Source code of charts
%%

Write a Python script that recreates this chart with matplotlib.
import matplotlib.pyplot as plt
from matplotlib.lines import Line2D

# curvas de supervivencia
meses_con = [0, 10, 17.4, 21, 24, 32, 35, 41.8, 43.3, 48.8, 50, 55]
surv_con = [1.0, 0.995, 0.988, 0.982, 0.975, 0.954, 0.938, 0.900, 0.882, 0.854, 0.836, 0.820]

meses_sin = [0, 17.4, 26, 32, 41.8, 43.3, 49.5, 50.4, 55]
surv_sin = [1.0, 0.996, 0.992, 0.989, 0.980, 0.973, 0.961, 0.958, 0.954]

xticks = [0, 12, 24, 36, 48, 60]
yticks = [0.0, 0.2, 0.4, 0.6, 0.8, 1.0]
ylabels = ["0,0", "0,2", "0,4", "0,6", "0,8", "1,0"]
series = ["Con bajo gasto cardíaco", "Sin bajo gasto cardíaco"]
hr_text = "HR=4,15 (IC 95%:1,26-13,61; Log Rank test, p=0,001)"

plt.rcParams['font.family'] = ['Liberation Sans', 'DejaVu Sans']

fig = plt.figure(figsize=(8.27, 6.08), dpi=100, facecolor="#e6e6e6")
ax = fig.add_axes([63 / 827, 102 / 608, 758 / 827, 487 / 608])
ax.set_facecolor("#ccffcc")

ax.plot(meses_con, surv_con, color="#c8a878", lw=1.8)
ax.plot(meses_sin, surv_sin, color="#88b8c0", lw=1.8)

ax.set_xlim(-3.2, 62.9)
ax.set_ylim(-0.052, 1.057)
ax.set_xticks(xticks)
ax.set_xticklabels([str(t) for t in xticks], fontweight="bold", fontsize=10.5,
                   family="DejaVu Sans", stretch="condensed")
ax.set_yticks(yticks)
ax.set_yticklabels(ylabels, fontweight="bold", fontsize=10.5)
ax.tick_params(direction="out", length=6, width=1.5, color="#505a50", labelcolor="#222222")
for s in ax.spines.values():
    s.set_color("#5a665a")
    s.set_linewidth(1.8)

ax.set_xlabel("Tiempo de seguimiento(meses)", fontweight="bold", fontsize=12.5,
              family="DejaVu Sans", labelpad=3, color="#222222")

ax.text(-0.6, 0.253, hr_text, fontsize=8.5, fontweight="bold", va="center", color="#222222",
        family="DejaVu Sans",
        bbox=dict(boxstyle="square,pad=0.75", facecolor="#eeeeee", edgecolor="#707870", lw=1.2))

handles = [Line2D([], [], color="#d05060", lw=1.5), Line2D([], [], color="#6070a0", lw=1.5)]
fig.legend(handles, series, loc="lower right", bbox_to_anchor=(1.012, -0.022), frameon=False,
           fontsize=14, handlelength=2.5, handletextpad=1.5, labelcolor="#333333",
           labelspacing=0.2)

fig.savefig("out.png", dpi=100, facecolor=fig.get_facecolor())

%%
%%

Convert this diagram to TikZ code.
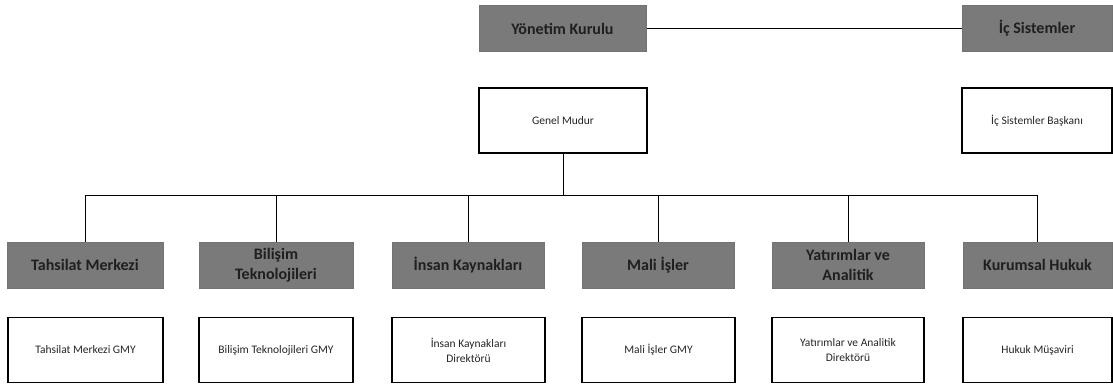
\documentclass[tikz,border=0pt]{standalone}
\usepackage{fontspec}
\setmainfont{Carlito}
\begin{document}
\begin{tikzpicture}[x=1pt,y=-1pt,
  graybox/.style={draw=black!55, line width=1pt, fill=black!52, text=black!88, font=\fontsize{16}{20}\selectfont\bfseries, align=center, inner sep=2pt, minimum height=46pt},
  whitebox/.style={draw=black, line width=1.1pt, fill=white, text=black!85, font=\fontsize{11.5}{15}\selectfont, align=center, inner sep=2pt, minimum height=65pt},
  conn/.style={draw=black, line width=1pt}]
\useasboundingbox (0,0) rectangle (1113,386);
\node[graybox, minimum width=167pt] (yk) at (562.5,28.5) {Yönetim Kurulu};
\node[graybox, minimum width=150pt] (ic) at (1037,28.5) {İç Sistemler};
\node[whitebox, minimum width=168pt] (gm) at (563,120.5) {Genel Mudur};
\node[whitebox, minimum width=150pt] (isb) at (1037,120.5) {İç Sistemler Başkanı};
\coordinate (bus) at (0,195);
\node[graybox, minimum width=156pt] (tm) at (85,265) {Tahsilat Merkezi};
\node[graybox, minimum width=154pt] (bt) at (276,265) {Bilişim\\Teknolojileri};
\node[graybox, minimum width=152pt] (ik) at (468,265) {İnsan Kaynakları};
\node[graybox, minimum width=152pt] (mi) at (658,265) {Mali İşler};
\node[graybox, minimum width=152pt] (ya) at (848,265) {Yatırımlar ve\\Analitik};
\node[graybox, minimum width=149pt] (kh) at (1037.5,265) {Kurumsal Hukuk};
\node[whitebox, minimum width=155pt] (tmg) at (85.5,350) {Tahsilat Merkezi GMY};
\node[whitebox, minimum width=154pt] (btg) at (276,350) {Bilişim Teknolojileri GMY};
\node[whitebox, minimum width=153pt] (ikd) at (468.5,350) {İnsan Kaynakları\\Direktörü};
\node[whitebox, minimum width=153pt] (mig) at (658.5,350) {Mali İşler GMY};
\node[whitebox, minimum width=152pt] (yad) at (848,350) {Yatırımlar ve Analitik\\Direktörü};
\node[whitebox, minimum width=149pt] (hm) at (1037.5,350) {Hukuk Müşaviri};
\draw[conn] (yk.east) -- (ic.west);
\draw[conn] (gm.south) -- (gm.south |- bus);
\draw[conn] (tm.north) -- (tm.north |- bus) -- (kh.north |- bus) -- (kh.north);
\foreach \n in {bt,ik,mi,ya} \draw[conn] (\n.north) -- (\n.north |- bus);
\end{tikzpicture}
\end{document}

%%

> Task statement
Taking the material above, extract exactly and only the lines from the line with "Write a Python" to the line with "0.854, 0.836, 0.820]", inclusive of both.

> Solution to the exercise
Write a Python script that recreates this chart with matplotlib.
import matplotlib.pyplot as plt
from matplotlib.lines import Line2D

# curvas de supervivencia
meses_con = [0, 10, 17.4, 21, 24, 32, 35, 41.8, 43.3, 48.8, 50, 55]
surv_con = [1.0, 0.995, 0.988, 0.982, 0.975, 0.954, 0.938, 0.900, 0.882, 0.854, 0.836, 0.820]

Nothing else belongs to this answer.